Paytm stock was among the worst performers at the bourses this week, thanks to its management announcing plans to scale down postpaid loans of ticket size less than ₹50,000. The decision is a pre-emptive measure, according to Paytm, after consultation with its lending partners, given the present market conditions and regulatory changes.

At ₹651.90 a share, the stock has had some unpredictable swings this year, especially after touching a 52-week high of ₹998.30 a little over a month back. This week’s development has not just increased the volatility in the stock price but has also put it in a place where investors will have to closely watch for how its loan distribution business shapes up.

Small issue

A few weeks back, when the Reserve Bank of India jacked up the risk weighted assets for unsecured loans, it was anticipated that the segment catering to low-ticket unsecured loans may be the most hit. Paytm, which is the most popular in this category, could possibly be taking the biggest hit among digital lenders catering to the retail lending space. To be sure, 70–73 per cent of the fintech’s total loan distributed originates in the less than ₹50,000 loans, or the entry-level personal loan category.

This segment was also in the news for steep delinquency ratios (over 5 per cent). At a systemic level, the RBI has constantly been flagging innovative methods being used to mask the true picture of loan quality in this segment. Interestingly, for Paytm, the sub ₹50,000 loans is one of the best segments with least asset quality issues; its NPA in this segment was less than a per cent as per the fintech’s September quarter results.

The postpaid segment, as Paytm calls the space, is also the fastest growing bulge for the company, accounting for over 55 per cent of total value of loans originated. Clearly, it is the most promising loan acquisition engine for the company and the fastest growing category, given that in September quarter, the postpaid segment posted 122 per cent year-on-year growth, way above the higher-ticket-size personal loans.

Bad timing

The decision to go slow on small-ticket loans comes just when the bullishness on Paytm is improving. While the company still incurs losses at an EBIDTA (earnings before interest, depreciation, and amortisation) level, EBIDTA adjusted for employee stock option costs has turned positive since June FY24. While this is barely an accurate benchmark to rate one’s financial performance, since it’s in adherence to the projections, it is working to Paytm advantage. Usually, small-ticket loans don’t earn high fee income and the management plans to off-set lower growth in this segment by selling more of higher bulged personal loans and merchant loans.
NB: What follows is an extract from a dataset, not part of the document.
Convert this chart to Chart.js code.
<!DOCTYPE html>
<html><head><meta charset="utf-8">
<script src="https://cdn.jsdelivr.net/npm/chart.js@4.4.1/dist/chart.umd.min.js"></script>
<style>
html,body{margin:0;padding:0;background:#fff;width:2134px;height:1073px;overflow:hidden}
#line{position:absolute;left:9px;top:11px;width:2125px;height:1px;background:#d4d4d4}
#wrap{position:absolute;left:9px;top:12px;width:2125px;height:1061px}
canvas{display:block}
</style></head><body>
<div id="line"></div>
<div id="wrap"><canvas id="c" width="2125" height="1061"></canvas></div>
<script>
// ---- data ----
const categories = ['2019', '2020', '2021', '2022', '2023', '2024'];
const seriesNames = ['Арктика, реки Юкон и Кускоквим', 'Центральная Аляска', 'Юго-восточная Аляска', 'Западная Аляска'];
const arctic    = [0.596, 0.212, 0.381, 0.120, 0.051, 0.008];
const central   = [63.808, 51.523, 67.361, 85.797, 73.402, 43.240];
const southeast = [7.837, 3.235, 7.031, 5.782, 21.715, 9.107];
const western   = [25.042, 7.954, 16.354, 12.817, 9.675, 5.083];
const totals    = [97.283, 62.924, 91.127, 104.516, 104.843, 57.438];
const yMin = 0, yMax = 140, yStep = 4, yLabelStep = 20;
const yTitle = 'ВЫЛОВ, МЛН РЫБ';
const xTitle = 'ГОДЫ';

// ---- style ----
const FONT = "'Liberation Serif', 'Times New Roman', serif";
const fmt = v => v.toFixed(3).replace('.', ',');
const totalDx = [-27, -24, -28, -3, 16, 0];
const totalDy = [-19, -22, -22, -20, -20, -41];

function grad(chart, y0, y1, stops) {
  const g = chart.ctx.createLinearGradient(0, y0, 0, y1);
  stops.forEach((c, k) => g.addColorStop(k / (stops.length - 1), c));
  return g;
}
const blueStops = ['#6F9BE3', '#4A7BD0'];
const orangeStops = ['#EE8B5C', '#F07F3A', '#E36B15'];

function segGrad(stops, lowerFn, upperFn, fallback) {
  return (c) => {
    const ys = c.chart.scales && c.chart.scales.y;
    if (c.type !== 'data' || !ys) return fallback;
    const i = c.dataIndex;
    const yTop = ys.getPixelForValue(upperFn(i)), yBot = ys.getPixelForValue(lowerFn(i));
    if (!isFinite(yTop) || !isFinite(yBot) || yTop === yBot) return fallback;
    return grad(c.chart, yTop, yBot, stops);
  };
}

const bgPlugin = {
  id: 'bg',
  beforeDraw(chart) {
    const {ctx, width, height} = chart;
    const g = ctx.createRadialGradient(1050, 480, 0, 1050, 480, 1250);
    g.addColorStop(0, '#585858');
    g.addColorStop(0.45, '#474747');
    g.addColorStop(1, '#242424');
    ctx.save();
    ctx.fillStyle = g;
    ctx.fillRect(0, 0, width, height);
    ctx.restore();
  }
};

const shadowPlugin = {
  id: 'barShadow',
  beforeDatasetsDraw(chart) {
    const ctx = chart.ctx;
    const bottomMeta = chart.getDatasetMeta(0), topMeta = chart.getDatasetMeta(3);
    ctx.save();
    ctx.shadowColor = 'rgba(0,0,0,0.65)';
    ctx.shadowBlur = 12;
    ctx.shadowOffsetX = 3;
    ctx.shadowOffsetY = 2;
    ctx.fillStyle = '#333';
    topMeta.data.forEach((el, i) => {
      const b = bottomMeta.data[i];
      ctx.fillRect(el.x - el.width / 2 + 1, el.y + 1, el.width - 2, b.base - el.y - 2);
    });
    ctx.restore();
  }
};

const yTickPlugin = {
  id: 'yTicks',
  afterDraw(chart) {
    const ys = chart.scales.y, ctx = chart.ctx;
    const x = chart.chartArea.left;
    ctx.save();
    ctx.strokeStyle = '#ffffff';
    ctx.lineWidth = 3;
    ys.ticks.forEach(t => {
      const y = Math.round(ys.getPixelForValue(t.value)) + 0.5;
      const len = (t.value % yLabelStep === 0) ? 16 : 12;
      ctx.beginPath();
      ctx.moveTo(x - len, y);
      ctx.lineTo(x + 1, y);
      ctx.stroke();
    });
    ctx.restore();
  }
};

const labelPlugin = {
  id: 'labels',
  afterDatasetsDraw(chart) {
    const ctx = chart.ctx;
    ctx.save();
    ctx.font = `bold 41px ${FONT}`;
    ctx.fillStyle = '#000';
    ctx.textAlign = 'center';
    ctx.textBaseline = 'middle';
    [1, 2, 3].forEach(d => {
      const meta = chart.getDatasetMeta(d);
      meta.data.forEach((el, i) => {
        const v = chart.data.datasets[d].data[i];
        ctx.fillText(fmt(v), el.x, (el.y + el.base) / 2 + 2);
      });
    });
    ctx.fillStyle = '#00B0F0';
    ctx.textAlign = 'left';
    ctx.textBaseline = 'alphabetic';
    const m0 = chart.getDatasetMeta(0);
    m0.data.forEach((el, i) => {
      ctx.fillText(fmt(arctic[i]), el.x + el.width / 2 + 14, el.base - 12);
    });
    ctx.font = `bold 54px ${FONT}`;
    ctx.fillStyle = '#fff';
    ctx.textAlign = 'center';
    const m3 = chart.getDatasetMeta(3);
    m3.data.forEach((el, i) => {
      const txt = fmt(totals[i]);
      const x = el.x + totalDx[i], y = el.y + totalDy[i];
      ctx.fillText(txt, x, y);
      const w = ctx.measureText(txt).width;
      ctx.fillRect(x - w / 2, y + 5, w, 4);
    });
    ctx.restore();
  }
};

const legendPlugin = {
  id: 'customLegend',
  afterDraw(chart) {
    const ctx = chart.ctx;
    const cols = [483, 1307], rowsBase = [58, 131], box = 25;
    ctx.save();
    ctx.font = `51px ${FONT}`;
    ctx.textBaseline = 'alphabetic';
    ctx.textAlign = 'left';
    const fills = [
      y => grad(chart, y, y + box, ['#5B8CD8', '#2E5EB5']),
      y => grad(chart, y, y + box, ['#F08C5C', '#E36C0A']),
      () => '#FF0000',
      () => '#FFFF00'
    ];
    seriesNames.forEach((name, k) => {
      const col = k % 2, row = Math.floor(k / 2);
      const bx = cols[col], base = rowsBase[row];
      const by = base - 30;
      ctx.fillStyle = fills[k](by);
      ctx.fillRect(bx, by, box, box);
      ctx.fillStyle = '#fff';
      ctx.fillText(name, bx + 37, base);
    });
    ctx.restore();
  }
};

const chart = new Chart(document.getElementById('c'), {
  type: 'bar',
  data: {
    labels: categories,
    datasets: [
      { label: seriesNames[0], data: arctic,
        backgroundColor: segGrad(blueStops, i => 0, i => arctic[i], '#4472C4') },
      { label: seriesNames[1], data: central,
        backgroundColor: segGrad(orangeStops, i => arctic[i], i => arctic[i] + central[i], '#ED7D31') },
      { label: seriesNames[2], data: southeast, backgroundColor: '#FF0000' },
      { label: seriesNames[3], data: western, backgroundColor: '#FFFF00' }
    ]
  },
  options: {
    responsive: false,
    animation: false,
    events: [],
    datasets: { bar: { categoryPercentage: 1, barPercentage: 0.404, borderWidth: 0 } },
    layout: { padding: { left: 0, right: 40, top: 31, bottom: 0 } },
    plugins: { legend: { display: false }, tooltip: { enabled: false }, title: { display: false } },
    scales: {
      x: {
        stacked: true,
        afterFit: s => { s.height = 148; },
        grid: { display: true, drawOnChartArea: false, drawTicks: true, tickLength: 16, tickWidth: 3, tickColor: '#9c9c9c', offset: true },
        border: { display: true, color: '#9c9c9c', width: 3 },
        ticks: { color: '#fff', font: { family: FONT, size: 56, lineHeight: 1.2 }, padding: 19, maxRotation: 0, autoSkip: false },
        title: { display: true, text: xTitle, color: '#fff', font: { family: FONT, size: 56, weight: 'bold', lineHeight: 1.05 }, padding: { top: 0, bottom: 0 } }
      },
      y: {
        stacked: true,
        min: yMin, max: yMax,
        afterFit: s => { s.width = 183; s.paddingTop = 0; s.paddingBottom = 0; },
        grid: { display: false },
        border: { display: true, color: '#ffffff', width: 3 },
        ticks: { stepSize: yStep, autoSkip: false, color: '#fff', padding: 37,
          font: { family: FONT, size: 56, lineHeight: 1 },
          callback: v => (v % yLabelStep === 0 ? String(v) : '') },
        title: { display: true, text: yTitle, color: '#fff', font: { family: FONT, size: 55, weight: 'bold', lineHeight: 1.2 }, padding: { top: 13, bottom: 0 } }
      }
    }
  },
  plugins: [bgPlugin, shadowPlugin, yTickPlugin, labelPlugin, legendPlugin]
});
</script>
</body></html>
But since post paid loans account for a significant volume of loans distributed, their impact on revenue cannot be ruled out. March FY24 quarter will exactly reveal the hit on revenues.
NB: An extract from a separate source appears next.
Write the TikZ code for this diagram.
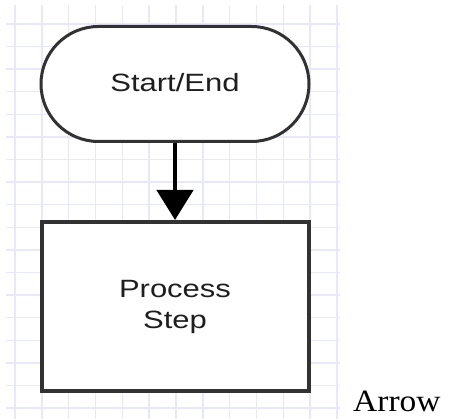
\documentclass[tikz,border=0pt]{standalone}
\usepackage{graphicx}
\usepackage{fontspec}
\setmainfont{Liberation Serif}
\newfontfamily\flowfont{Liberation Sans}
\usetikzlibrary{arrows.meta}
\definecolor{gridlav}{RGB}{232,232,252}
\definecolor{edgegray}{RGB}{50,50,50}
\definecolor{inkdark}{RGB}{30,30,30}
\tikzset{
  gridline/.style={draw=gridlav, line width=1.4pt},
  terminal/.style={draw=edgegray, line width=3pt, fill=white,
    minimum width=268pt, minimum height=115pt, rounded corners=57.5pt,
    inner sep=0pt, text=inkdark, align=center,
    font=\flowfont\fontsize{25}{31}\selectfont},
  procbox/.style={draw=edgegray, line width=4pt, fill=white,
    minimum width=267pt, minimum height=169pt,
    inner sep=0pt, text=inkdark, align=center,
    font=\flowfont\fontsize{25}{31}\selectfont},
  flowarrow/.style={draw=black, line width=4.5pt,
    -{Triangle[width=36pt,length=30pt]}},
  caption/.style={inner sep=0pt, text=black,
    font=\fontsize{31}{37}\selectfont}
}
\newcommand{\widetext}[1]{\scalebox{1.24}[1]{#1}}
\begin{document}
\begin{tikzpicture}[x=1pt,y=-1pt]
  \useasboundingbox (0,0) rectangle (450,419);
  \fill[white] (0,0) rectangle (450,419);
  % background grid
  \foreach \i in {0,...,12}
    \draw[gridline] ({15+26.83*\i},5) -- ({15+26.83*\i},419);
  \foreach \j in {0,...,17}
    \draw[gridline] (6,{24+22.6*\j}) -- (340,{24+22.6*\j});
  % flowchart shapes
  \node[terminal] (start) at (175,84) {\raisebox{2.5pt}{\widetext{Start/End}}};
  \node[procbox] (proc) at (175,306.5) {\widetext{Process}\\\widetext{Step}};
  \draw[flowarrow] (start.south) -- (proc.north);
  % caption
  \node[caption, anchor=base west] (cap) at (353,412) {\scalebox{1.08}[1]{Arrow}};
\end{tikzpicture}
\end{document}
Meanwhile, Paytm Payment Bank, an associate entity of Paytm, has also run into regulatory issues. It hasn’t been able to onboard new customers for over a year and, going by news reports, it’s only by March 2024 that the strictures on the company may be lifted. With more than one course correction to make, at this point, the downside risks outweigh the positive and Paytm stock may still be a very risky bet to take for most investors.